Civil War Soldier Expressed Unhappiness with Conscription Exemptions

A Georgia soldier wrote a letter to the Southern Confederacy of Atlanta, upset with those who were exempted from conscription into the army. This letter is an excellent example of the “rich man’s war, poor man’s fight” argument many sodiers put forth.

“…But is it just that each conscript, who happens to own ten negroes of certain age should be exempt from military duty?-Why sire, what say you to the poor white man who has ten children all dependant upon him for succor and support? Shall he be exempt? No, your answer, ‘go fight for the negroes of your neighbor, because it elevates you in society.’ You say that the negroes must work to support our army. Why sir, have you not learned that of all men left at home, the man who owns ten negroes or more is the last to help either the soldier or his family.
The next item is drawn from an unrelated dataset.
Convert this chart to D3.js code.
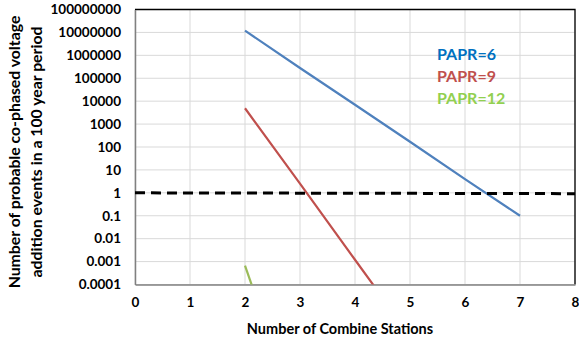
<!DOCTYPE html>
<meta charset="utf-8">
<script src="https://d3js.org/d3.v7.min.js"></script>
<style>
  body { margin: 0; background: #fff; }
  text { font-family: Lato, "Liberation Sans", sans-serif; font-weight: bold; }
</style>
<div id="my_dataviz"></div>
<script>
// data
var stations = [2, 3, 4, 5, 6, 7];
var papr6 = [12000000, 280000, 7000, 170, 4, 0.1];
var papr9 = [4900, 2.5, 0.0012, 6e-7];
var papr12 = [0.00067, 8e-11];
var thresholdX = [0, 8];
var thresholdY = [1, 0.92];
var xTicks = [0, 1, 2, 3, 4, 5, 6, 7, 8];
var yTicks = [1e-4, 1e-3, 1e-2, 1e-1, 1, 10, 100, 1e3, 1e4, 1e5, 1e6, 1e7, 1e8];
var yTickLabels = ["0.0001", "0.001", "0.01", "0.1", "1", "10", "100", "1000",
                   "10000", "100000", "1000000", "10000000", "100000000"];
var legendNames = ["PAPR=6", "PAPR=9", "PAPR=12"];

var W = 579, H = 343;
var margin = {top: 9.5, right: 4, bottom: 58.5, left: 135};
var width = W - margin.left - margin.right,
    height = H - margin.top - margin.bottom;

var svg = d3.select("#my_dataviz")
  .append("svg")
    .attr("width", W)
    .attr("height", H);

var g = svg.append("g")
    .attr("transform", "translate(" + margin.left + "," + margin.top + ")");

var x = d3.scaleLinear().domain([0, 8]).range([0, width]);
var y = d3.scaleLog().domain([1e-4, 1e8]).range([height, 0]);

// gridlines
g.append("g").selectAll("line")
  .data(xTicks)
  .enter().append("line")
    .attr("x1", function(d) { return x(d); })
    .attr("x2", function(d) { return x(d); })
    .attr("y1", 0).attr("y2", height)
    .attr("stroke", "#d9d9d9").attr("stroke-width", 1);
g.append("g").selectAll("line")
  .data(yTicks)
  .enter().append("line")
    .attr("x1", 0).attr("x2", width)
    .attr("y1", function(d) { return y(d); })
    .attr("y2", function(d) { return y(d); })
    .attr("stroke", "#d9d9d9").attr("stroke-width", 1);

// border top/right
g.append("path")
  .attr("d", "M0,0H" + width + "V" + height)
  .attr("fill", "none").attr("stroke", "#000").attr("stroke-width", 1.3);

// axes
var xAxis = g.append("g")
  .attr("transform", "translate(0," + height + ")")
  .call(d3.axisBottom(x).tickValues(xTicks).tickSize(0).tickPadding(13));
var yAxis = g.append("g")
  .call(d3.axisLeft(y).tickValues(yTicks).tickSize(0).tickPadding(14)
    .tickFormat(function(d, i) { return yTickLabels[i]; }));
[xAxis, yAxis].forEach(function(a) {
  a.select(".domain").attr("stroke", "#808080").attr("stroke-width", 1.5);
  a.selectAll("text").attr("font-size", 13.5).attr("fill", "#000")
    .attr("font-family", "Lato, sans-serif").attr("font-weight", "bold");
});

// clip
g.append("clipPath").attr("id", "clip")
  .append("rect").attr("width", width).attr("height", height);

var line = d3.line()
  .x(function(d) { return x(d[0]); })
  .y(function(d) { return y(d[1]); });

var series = [
  {vals: papr6, color: "#4F81BD"},
  {vals: papr9, color: "#C0504D"},
  {vals: papr12, color: "#9BBB59"}
];
series.forEach(function(s) {
  g.append("path")
    .datum(s.vals.map(function(v, i) { return [stations[i], v]; }))
    .attr("clip-path", "url(#clip)")
    .attr("d", line)
    .attr("fill", "none")
    .attr("stroke", s.color)
    .attr("stroke-width", 2.2);
});

// threshold line
g.append("path")
  .datum(thresholdX.map(function(v, i) { return [v, thresholdY[i]]; }))
  .attr("d", line)
  .attr("fill", "none")
  .attr("stroke", "#000")
  .attr("stroke-width", 3)
  .attr("stroke-dasharray", "10,6");

// legend text
var legendColors = ["#0070C0", "#C0504D", "#92D050"];
svg.append("g").selectAll("text")
  .data(legendNames)
  .enter().append("text")
    .attr("x", 437)
    .attr("y", function(d, i) { return 60 + i * 22; })
    .attr("font-size", 16)
    .attr("fill", function(d, i) { return legendColors[i]; })
    .text(function(d) { return d; });

// axis titles
svg.append("text")
  .attr("x", margin.left + width / 2 - 15)
  .attr("y", 334)
  .attr("text-anchor", "middle")
  .attr("font-size", 14.5)
  .text("Number of Combine Stations");

var yt = svg.append("text")
  .attr("transform", "translate(0,152) rotate(-90)")
  .attr("text-anchor", "middle")
  .attr("font-size", 15.8);
yt.append("tspan").attr("x", 0).attr("y", 20).text("Number of probable co-phased voltage");
yt.append("tspan").attr("x", 0).attr("y", 42).text("addition events in a 100 year period");
</script>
It is but too true. I tell you that the worse enemy our young republic has is the spirit that pervades our land to an alarming extent of extorting from the poor and needy to build up the rich and powerful. Our army is composed of poor men - men who listened to that old cry, ‘We pay the taxes, we are bone and sinew of the country. Our business is too large and complicated to leave. You go; you have nothing to leave but your family and they will be taken care of.’ It is easy to be a soldier, to leave home and its endearments, on paper. But when the reality is tested it is something different. I have seen the soldier in the heat of battle and in the monotony of camp. I have seem him in pleasure and in melancholy; in prosperity and in adversity; but the source of most trouble and anxiety to his mind, is the ill treatment of his family by the very men who are, by the clause referred to, exempt from duty. The soldier can meet the enemy of his country in dreadful battle, but the thought that his family are suffering at the hands of the rich for whom he is fighting, unnerves the strongest arm and sickens the stoutest heart. …”

Reprinted from The Civil War: Primary Documents on Events from 1860-1865, Edited by Ford Risley, Greenwood Press, Westport, Connecticut, 2004, pp. 228-229.